Gayung bersambut, ide untuk merangkul sumur rakyat akhirnya benar-benar terealisasi pada awal tahun ini. Keseriusan pemerintah dalam memfasilitasi peningkatan produksi dari sumur minyak rakyat juga tidak main-main. Bahkan beleid sekelas Peraturan Menteri diterbitkan untuk jadi fondasi hukum sehingga kegiatan penambangan minyak yang dilakukan secara tradisional bisa dilakukan tanpa melanggar aturan yakni Peraturan Menteri (Permen) ESDM No. 14 tahun 2025 tentang Kerja Sama Pengelolaan Bagian Wilayah Kerja untuk Peningkatan Produksi Minyak dan Gas Bumi.
Karena judulnya tradisional, pemerintah tidak menutup mata akan tingginya risiko atau bahaya dari kegiatan produksi minyak oleh masyarakat untuk itu dalam aturan sumur – sumur minyak yang sudah terdata tidak serta merta bisa memproduksi dan menjual minyaknya ke KKKS.
Masyarakat yang selama menjadi penambang minyak tradisional wajib bergabung atau bernaung dibawah koperasi, UMKM ataupun BUMD yang sah. Nantinya mereka bakal mendapatkan pendampingan tentang teknik serta keselamatan dalam kegiatan produksi minyak.
Maman Abdurrahman, Menteri Usaha Mikro, Kecil, dan Menengah, menyatakan bahwa UMKM yang bisa mengelola sumur minyak rakyat ini adalah yang termasuk usaha menengah serta UMKM yang telah memenuhi syarat yang nanti akan didetailkan oleh Kementerian ESDM.
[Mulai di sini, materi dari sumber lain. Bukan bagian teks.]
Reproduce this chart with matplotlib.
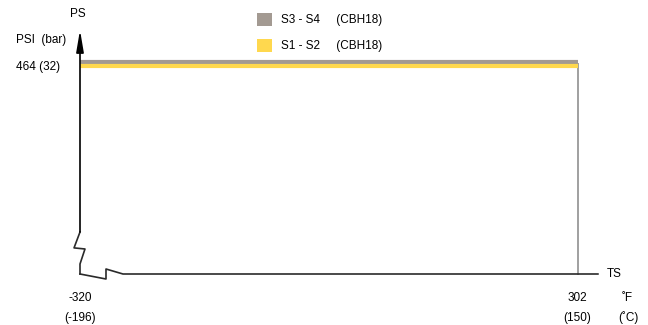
import matplotlib
matplotlib.use("Agg")
import matplotlib.pyplot as plt
from matplotlib.patches import Patch
from matplotlib import transforms

plt.rcParams["font.family"] = ["Liberation Sans", "DejaVu Sans"]

# data
series_labels = ["S3 - S4     (CBH18)", "S1 - S2     (CBH18)"]
series_colors = ["#a39a92", "#ffd84e"]
temp_min_f, temp_max_f = -320, 302
temp_min_c, temp_max_c = -196, 150
pressure_psi, pressure_bar = 464, 32

W, H = 648, 325
fig = plt.figure(figsize=(W / 100, H / 100), dpi=100)
# axes spans from x=-320 to x=302, y from axis line to arrow tip
ax = fig.add_axes([80 / W, (H - 274) / H, 498 / W, 244 / H])
ax.set_xlim(temp_min_f, temp_max_f)
ax.set_ylim(0, 540)
ax.axis("off")

# pressure bands, gray on top of yellow
for i, col in enumerate(series_colors):
    off = transforms.offset_copy(ax.transData, fig=fig, x=0, y=(1.4 - 2.8 * i), units="points")
    ax.plot([temp_min_f, temp_max_f], [pressure_psi, pressure_psi], color=col,
            lw=3.0, solid_capstyle="butt", transform=off, clip_on=False)

# vertical limit line at max temperature
ax.plot([temp_max_f, temp_max_f], [0, pressure_psi], color="#a0a0a0", lw=1.4,
        clip_on=False, zorder=1)

# axes with break marks
k = "#2a2a2a"
ax.plot([0, -0.012, 0.010, 0, 0], [0.172, 0.107, 0.1025, 0.041, 0], color=k, lw=1.2,
        transform=ax.transAxes, clip_on=False)
ax.plot([0, 0.0522, 0.0522, 0.0863, 1.040], [0, -0.0205, 0.0205, 0, 0], color=k, lw=1.2,
        transform=ax.transAxes, clip_on=False)
ax.annotate("", xy=(0, 1.0), xytext=(0, 0.172), xycoords="axes fraction",
            arrowprops=dict(arrowstyle="-|>,head_length=1.3,head_width=0.22",
                            color="black", lw=1.2, shrinkA=0, shrinkB=0))

fs = 8.5
fig.text(78 / W, 1 - 14 / H, "PS", ha="center", va="center", fontsize=fs)
fig.text(16 / W, 1 - 40 / H, "PSI  (bar)", ha="left", va="center", fontsize=fs)
fig.text(16 / W, 1 - 67 / H, f"{pressure_psi} ({pressure_bar})", ha="left", va="center", fontsize=fs)
fig.text(80 / W, 1 - 298 / H, f"{temp_min_f}", ha="center", va="center", fontsize=fs)
fig.text(80 / W, 1 - 318 / H, f"({temp_min_c})", ha="center", va="center", fontsize=fs)
fig.text(577 / W, 1 - 298 / H, f"{temp_max_f}", ha="center", va="center", fontsize=fs)
fig.text(577 / W, 1 - 318 / H, f"({temp_max_c})", ha="center", va="center", fontsize=fs)
fig.text(614 / W, 1 - 274 / H, "TS", ha="center", va="center", fontsize=fs)
fig.text(627 / W, 1 - 298 / H, "˚F", ha="center", va="center", fontsize=fs)
fig.text(628 / W, 1 - 318 / H, "(˚C)", ha="center", va="center", fontsize=fs)

handles = [Patch(facecolor=c, edgecolor="none") for c in series_colors]
fig.legend(handles, series_labels, loc="upper left", bbox_to_anchor=(257 / W, 1 - 13 / H),
           frameon=False, fontsize=fs, handlelength=1.3, handleheight=1.3,
           handletextpad=0.7, labelspacing=1.05, borderpad=0, borderaxespad=0)

fig.savefig("out.png", dpi=100)
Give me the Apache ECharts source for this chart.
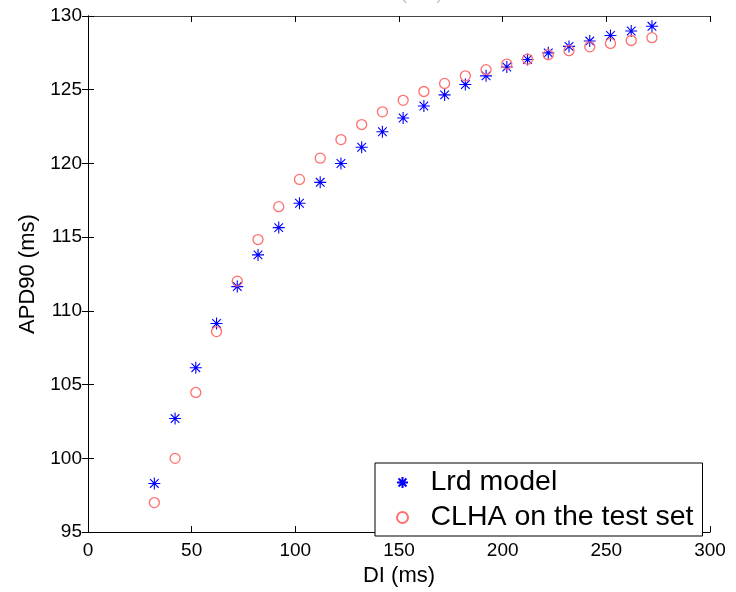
<!DOCTYPE html>
<html>
<head>
<meta charset="utf-8">
<script src="https://cdn.jsdelivr.net/npm/echarts@6/dist/echarts.min.js"></script>
<style>
  html, body { margin: 0; padding: 0; background: #fff; }
  #chart { width: 736px; height: 592px; }
</style>
</head>
<body>
<div id="chart"></div>
<script>
// DI values (ms)
var di = [32, 42, 52, 62, 72, 82, 92, 102, 112, 122, 132, 142, 152, 162, 172, 182, 192, 202, 212, 222, 232, 242, 252, 262, 272];
// APD90 - Lrd model
var lrd = [98.3, 102.7, 106.15, 109.15, 111.65, 113.8, 115.65, 117.3, 118.72, 120.0, 121.1, 122.15, 123.08, 123.9, 124.65, 125.35, 125.94, 126.54, 127.05, 127.5, 127.94, 128.3, 128.68, 128.98, 129.3];
// APD90 - CLHA on the test set
var clha = [97.0, 100.0, 104.47, 108.6, 112.02, 114.84, 117.07, 118.92, 120.36, 121.62, 122.64, 123.5, 124.28, 124.88, 125.43, 125.94, 126.36, 126.74, 127.07, 127.38, 127.65, 127.91, 128.14, 128.34, 128.53];

var xTicks = { min: 0, max: 300, step: 50 };
var yTicks = { min: 95, max: 130, step: 5 };

function pairs(xs, ys) {
  return xs.map(function (x, i) { return [x, ys[i]]; });
}

var starPath = 'path://M0,-1L0,1M-1,0L1,0M-0.72,-0.72L0.72,0.72M-0.72,0.72L0.72,-0.72';
var font = 'Liberation Sans, Arial, sans-serif';

var chart = echarts.init(document.getElementById('chart'));
var axisLine = { lineStyle: { color: '#000', width: 1 } };
var tick = { inside: true, length: 6, lineStyle: { color: '#000', width: 1 } };

var option = {
  animation: false,
  backgroundColor: '#fff',
  textStyle: { fontFamily: font },
  graphic: [{
    type: 'text', left: 352, top: -19,
    style: { text: 'time (ms)', fontSize: 22, fontFamily: font, fill: '#c8c8c8' }
  }],
  grid: { left: 88, right: 26, top: 16, bottom: 49 },
  legend: {
    orient: 'vertical',
    left: 375,
    top: 463,
    padding: [2, 5, 1, 21],
    itemGap: 0,
    itemWidth: 46,
    itemHeight: 11,
    backgroundColor: '#fff',
    borderColor: '#000',
    borderWidth: 1,
    borderRadius: 0,
    textStyle: { fontSize: 28.5, fontFamily: font, color: '#000', lineHeight: 35, width: 267 },
    data: ['Lrd model', 'CLHA on the test set']
  },
  xAxis: [{
    type: 'value', min: xTicks.min, max: xTicks.max, interval: xTicks.step,
    name: 'DI (ms)', nameLocation: 'middle', nameGap: 29,
    nameTextStyle: { fontSize: 22, color: '#000', fontFamily: font },
    axisLine: axisLine, axisTick: tick, splitLine: { show: false },
    axisLabel: { fontSize: 19, color: '#000', margin: 9, fontFamily: font }
  }, {
    type: 'value', position: 'top', min: xTicks.min, max: xTicks.max, interval: xTicks.step,
    axisLine: { lineStyle: { color: '#444', width: 1 } }, axisTick: tick,
    axisLabel: { show: false }, splitLine: { show: false }
  }],
  yAxis: [{
    type: 'value', min: yTicks.min, max: yTicks.max, interval: yTicks.step,
    name: 'APD90 (ms)', nameLocation: 'middle', nameGap: 43,
    nameTextStyle: { fontSize: 22, color: '#000', fontFamily: font },
    axisLine: axisLine, axisTick: tick, splitLine: { show: false },
    axisLabel: { fontSize: 19, color: '#000', margin: 6, fontFamily: font }
  }, {
    type: 'value', position: 'right', min: yTicks.min, max: yTicks.max, interval: yTicks.step,
    axisLine: axisLine, axisTick: tick,
    axisLabel: { show: false }, splitLine: { show: false }
  }],
  series: [{
    name: 'Lrd model',
    type: 'scatter',
    symbol: starPath,
    symbolSize: 12,
    itemStyle: { color: '#0000ff', borderColor: '#0000ff', borderWidth: 1.1, opacity: 1 },
    data: pairs(di, lrd)
  }, {
    name: 'CLHA on the test set',
    type: 'scatter',
    symbol: 'circle',
    symbolSize: 10,
    itemStyle: { color: 'rgba(0,0,0,0)', borderColor: '#ff6f6f', borderWidth: 1.3, opacity: 1 },
    data: pairs(di, clha)
  }]
};
chart.setOption(option);
</script>
</body>
</html>
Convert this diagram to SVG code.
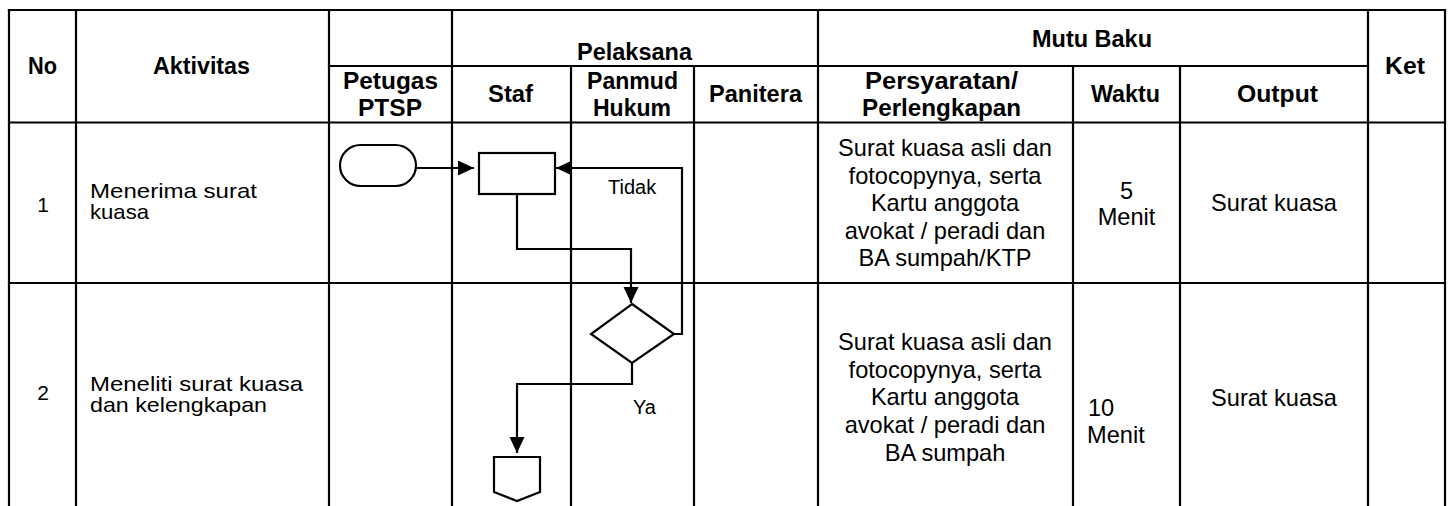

“UMKM ini bukan mikro ya, tapi usaha menengah. Jadi saya meluruskan karena ada persepsi di mata publik seakan-akan kalau UMKM itu identik semuanya itu hanya mikro. Mikro itu ya rata-rata pedagang kaki lima ataupun yang omsetnya di bawah 1 miliar. Yang diberikan kesempatan ini adalah usaha menengah ini pun berdasarkan usulan rekomendasi dari daerah. Tentunya syarat dan prasyarat ini berbeda dengan yang tambang,” jelas Maman.
Dalam beleid terbaru pemerintah memberikan ketentuan tentang bentuk kerja sama pengelolaan sumur rakyat. Pasal 2 ayat 2 disebutkan bentuk-bentuk kerja sama yang dapat dilakukan, misalnya kerja sama operasi dan/atau teknologi; kerja sama produksi sumur minyak oleh BUMD/Koperasi/UMKM; pengusahaan penambangan minyak bumi pada sumur tua; atau kerja sama lainnya. Bentuk kerja samanya sendiri adalah Bussiness to bussiness melalui persetujuan Kepala SKK Migas dan Kepala Badan Pengelola Migas Aceh (BPMA).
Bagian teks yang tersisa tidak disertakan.